In a two-page ruling, Judge David Proctor said that he would stay the federal suit for a receiver brought by the sewer debt's largest insurers, Syncora Guarantee Inc. and Financial Guaranty Insurance Co., and bond trustee Bank of New York Mellon.
Proctor also gave Jefferson County commissioners until July 15 to file a notice as to whether they intend to proceed with their counterclaims against the bond insurers, but the judge also said he would stay the receivership complaint until further notice.
BNY Mellon, Syncora, and FGIC said in a court filing June 29 that BNY likely would file suit in Alabama state court to push for a receiver to take over the county's sewer system, which is plagued by more than $3.2 billion of troubled variable- and auction-rate debt that the county has failed to restructure.
A BNY Mellon spokesman said recently that the bank is studying its options. County commissioners have not released a public statement following Proctor's ruling on Monday.
The judge ruled June 12 that he could not appoint a receiver with rate-making power because the federal code prohibits federal courts from taking actions that affect the rates of utilities organized under state laws.

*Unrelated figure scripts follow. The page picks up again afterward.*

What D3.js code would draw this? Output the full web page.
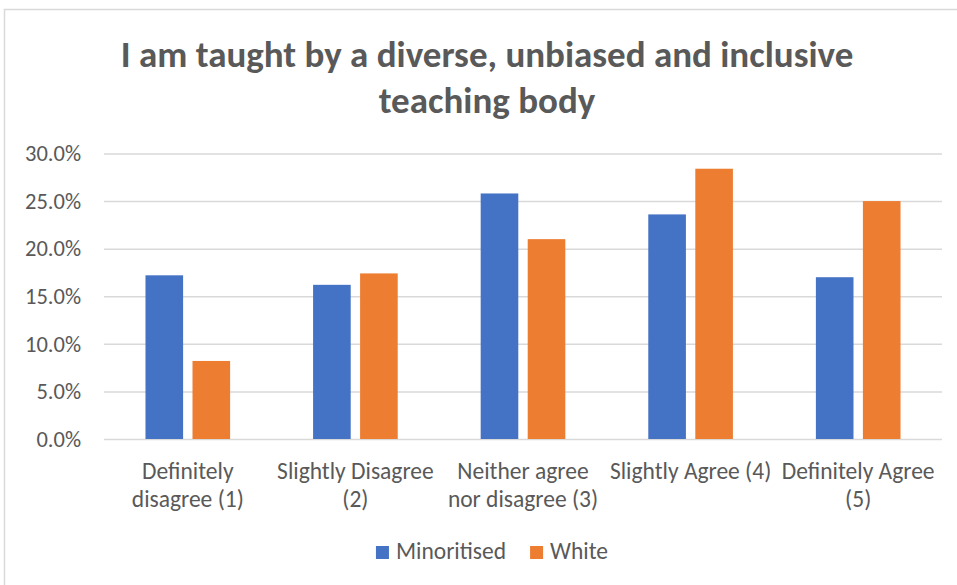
<!DOCTYPE html>
<html>
<head>
<meta charset="utf-8">
<script src="https://cdn.jsdelivr.net/npm/d3@7"></script>
<style>
  html, body { margin: 0; padding: 0; background: #fff; }
  svg { display: block; }
  text { font-family: Carlito, Calibri, Lato, "Noto Sans", sans-serif; fill: #595959; }
</style>
</head>
<body>
<svg id="chart" width="957" height="585"></svg>
<script>
// Survey responses: share of each group choosing each answer
const categories = [
  "Definitely disagree (1)",
  "Slightly Disagree (2)",
  "Neither agree nor disagree (3)",
  "Slightly Agree (4)",
  "Definitely Agree (5)"
];
const categoryLines = [
  ["Definitely", "disagree (1)"],
  ["Slightly Disagree", "(2)"],
  ["Neither agree", "nor disagree (3)"],
  ["Slightly Agree (4)"],
  ["Definitely Agree", "(5)"]
];
const seriesNames = ["Minoritised", "White"];
const minoritised = [0.172, 0.162, 0.258, 0.236, 0.170];
const white = [0.082, 0.174, 0.210, 0.284, 0.250];
const yTicks = [0, 0.05, 0.10, 0.15, 0.20, 0.25, 0.30];
const colors = ["#4472C4", "#ED7D31"];
const titleLines = ["I am taught by a diverse, unbiased and inclusive", "teaching body"];

const FONT = "Carlito, Calibri, Lato, 'Noto Sans', sans-serif";
const svg = d3.select("#chart");

// chart frame
svg.append("rect")
  .attr("x", 4.5).attr("y", 9.5)
  .attr("width", 970).attr("height", 600)
  .attr("fill", "none")
  .attr("stroke", "#d9d9d9")
  .attr("stroke-width", 1.5);

const plot = { left: 104, right: 942, top: 153.5, bottom: 439 };

const y = d3.scaleLinear().domain([0, 0.30]).range([plot.bottom, plot.top]);
const x0 = d3.scaleBand().domain(categories)
  .range([plot.left, plot.right])
  .paddingInner(0.495).paddingOuter(0.2475);
const x1 = d3.scaleBand().domain(seriesNames)
  .range([0, x0.bandwidth()])
  .paddingInner(0.2);

// title
const title = svg.append("text")
  .attr("text-anchor", "middle")
  .attr("font-size", 37)
  .attr("font-weight", "bold");
titleLines.forEach((t, i) => {
  title.append("tspan").attr("x", 487).attr("y", 67 + i * 46).text(t);
});

// horizontal gridlines + y labels
const yAxis = d3.axisLeft(y)
  .tickValues(yTicks)
  .tickSize(-(plot.right - plot.left))
  .tickPadding(23)
  .tickFormat(d3.format(".1%"));
const gy = svg.append("g")
  .attr("transform", `translate(${plot.left},0)`)
  .call(yAxis);
gy.select(".domain").remove();
gy.selectAll(".tick line").attr("stroke", "#d9d9d9").attr("stroke-width", 1.5);
gy.selectAll(".tick text")
  .attr("font-size", 22.5)
  .attr("fill", "#595959")
  .style("font-family", FONT);

// bars
const rows = categories.map((c, i) => ({ cat: c, vals: [minoritised[i], white[i]] }));
const groups = svg.append("g").selectAll("g")
  .data(rows).join("g")
  .attr("transform", d => `translate(${x0(d.cat)},0)`);
groups.selectAll("rect")
  .data(d => d.vals.map((v, j) => ({ key: seriesNames[j], v, j })))
  .join("rect")
  .attr("x", d => x1(d.key))
  .attr("width", x1.bandwidth())
  .attr("y", d => y(d.v))
  .attr("height", d => y(0) - y(d.v))
  .attr("fill", d => colors[d.j]);

// category labels
const gx = svg.append("g");
categories.forEach((c, i) => {
  const t = gx.append("text")
    .attr("text-anchor", "middle")
    .attr("font-size", 23.5);
  categoryLines[i].forEach((line, k) => {
    t.append("tspan")
      .attr("x", x0(c) + x0.bandwidth() / 2)
      .attr("y", 479 + k * 28)
      .text(line);
  });
});

// legend
const legend = svg.append("g");
let lx = 0;
seriesNames.forEach((name, j) => {
  const item = legend.append("g").attr("transform", `translate(${lx},0)`);
  item.append("rect")
    .attr("x", 0).attr("y", -13)
    .attr("width", 13).attr("height", 13)
    .attr("fill", colors[j]);
  const txt = item.append("text")
    .attr("x", 20).attr("y", 0)
    .attr("font-size", 23.5)
    .text(name);
  lx += 20 + txt.node().getComputedTextLength() + 24;
});
const legendWidth = lx - 24;
legend.attr("transform", `translate(${492 - legendWidth / 2},559)`);
</script>
</body>
</html>
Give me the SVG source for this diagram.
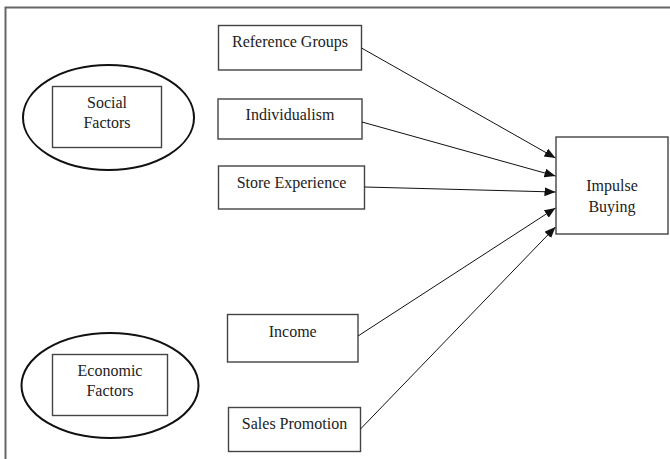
<svg xmlns="http://www.w3.org/2000/svg" width="670" height="459" viewBox="0 0 670 459">
<defs>
<style>
.box{fill:#fff;stroke:#444;stroke-width:1.4}
.ell{fill:#fff;stroke:#111;stroke-width:2}
.t{font-family:"Liberation Serif","Times New Roman",serif;font-size:16px;fill:#222;text-anchor:middle}
.c{stroke:#111;stroke-width:1;fill:none;marker-end:url(#ah)}
.frame{stroke:#666;stroke-width:2;fill:none}
</style>
<marker id="ah" markerUnits="userSpaceOnUse" markerWidth="12" markerHeight="10" refX="11" refY="4.5" orient="auto">
<path d="M0,0 L11,4.5 L0,9 z" fill="#111"/>
</marker>
</defs>
<rect width="670" height="459" fill="#fff"/>
<path class="frame" d="M5.5,459 L5.5,7.5 L670,7.5"/>
<g id="social">
<ellipse class="ell" cx="108.5" cy="117.5" rx="85.5" ry="52.5"/>
<rect class="box" x="52.5" y="86.5" width="109" height="61"/>
<text class="t" x="107" y="108">Social</text>
<text class="t" x="107" y="127.5">Factors</text>
</g>
<g id="economic">
<ellipse class="ell" cx="110" cy="385.5" rx="88.5" ry="52.5"/>
<rect class="box" x="52.5" y="354.5" width="115" height="61"/>
<text class="t" x="110" y="376">Economic</text>
<text class="t" x="110" y="395.5">Factors</text>
</g>
<g id="reference">
<rect class="box" x="218.5" y="25.5" width="143" height="44.5"/>
<text class="t" x="290" y="46.5">Reference Groups</text>
</g>
<g id="individualism">
<rect class="box" x="218" y="99" width="144" height="40"/>
<text class="t" x="290" y="120">Individualism</text>
</g>
<g id="store">
<rect class="box" x="218.5" y="166" width="146" height="43"/>
<text class="t" x="291.5" y="187.5">Store Experience</text>
</g>
<g id="income">
<rect class="box" x="227.5" y="314.5" width="130.5" height="47.5"/>
<text class="t" x="292.7" y="336.5">Income</text>
</g>
<g id="sales">
<rect class="box" x="228.5" y="407.5" width="132" height="44"/>
<text class="t" x="294.5" y="429">Sales Promotion</text>
</g>
<g id="impulse">
<rect class="box" x="556" y="137" width="112" height="97"/>
<text class="t" x="612" y="191">Impulse</text>
<text class="t" x="612" y="211.5">Buying</text>
</g>
<g id="connectors">
<line class="c" x1="361.5" y1="48" x2="555.5" y2="158"/>
<line class="c" x1="362" y1="122" x2="555.5" y2="176"/>
<line class="c" x1="364.5" y1="187" x2="555.5" y2="192"/>
<line class="c" x1="358" y1="336" x2="555.5" y2="208"/>
<line class="c" x1="360.5" y1="429" x2="555.5" y2="227"/>
</g>
</svg>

However, Proctor said the evidence was overwhelming that the county has "engaged in numerous events of default" and even suppressed a 2003 study warning the county that sewer system's revenues would not be enough to service the debt.
"The county has demonstrated that it is unwilling to make the hard and politically unpopular - but necessary - decisions to recover financially," Proctor said.
"There is no evidence that the county, who opposes appointment of a receiver, would be harmed by the appointment of a receiver," he said. "The county is not administering the sewer system in a fiscally responsible manner."
"Thus, although clearly the commission is uncomfortable with the idea that it would lose some control over the sewer system, there is nothing in the record to suggest it would be harmed by a receiver's better management of its administrative and financial operations," Proctor said.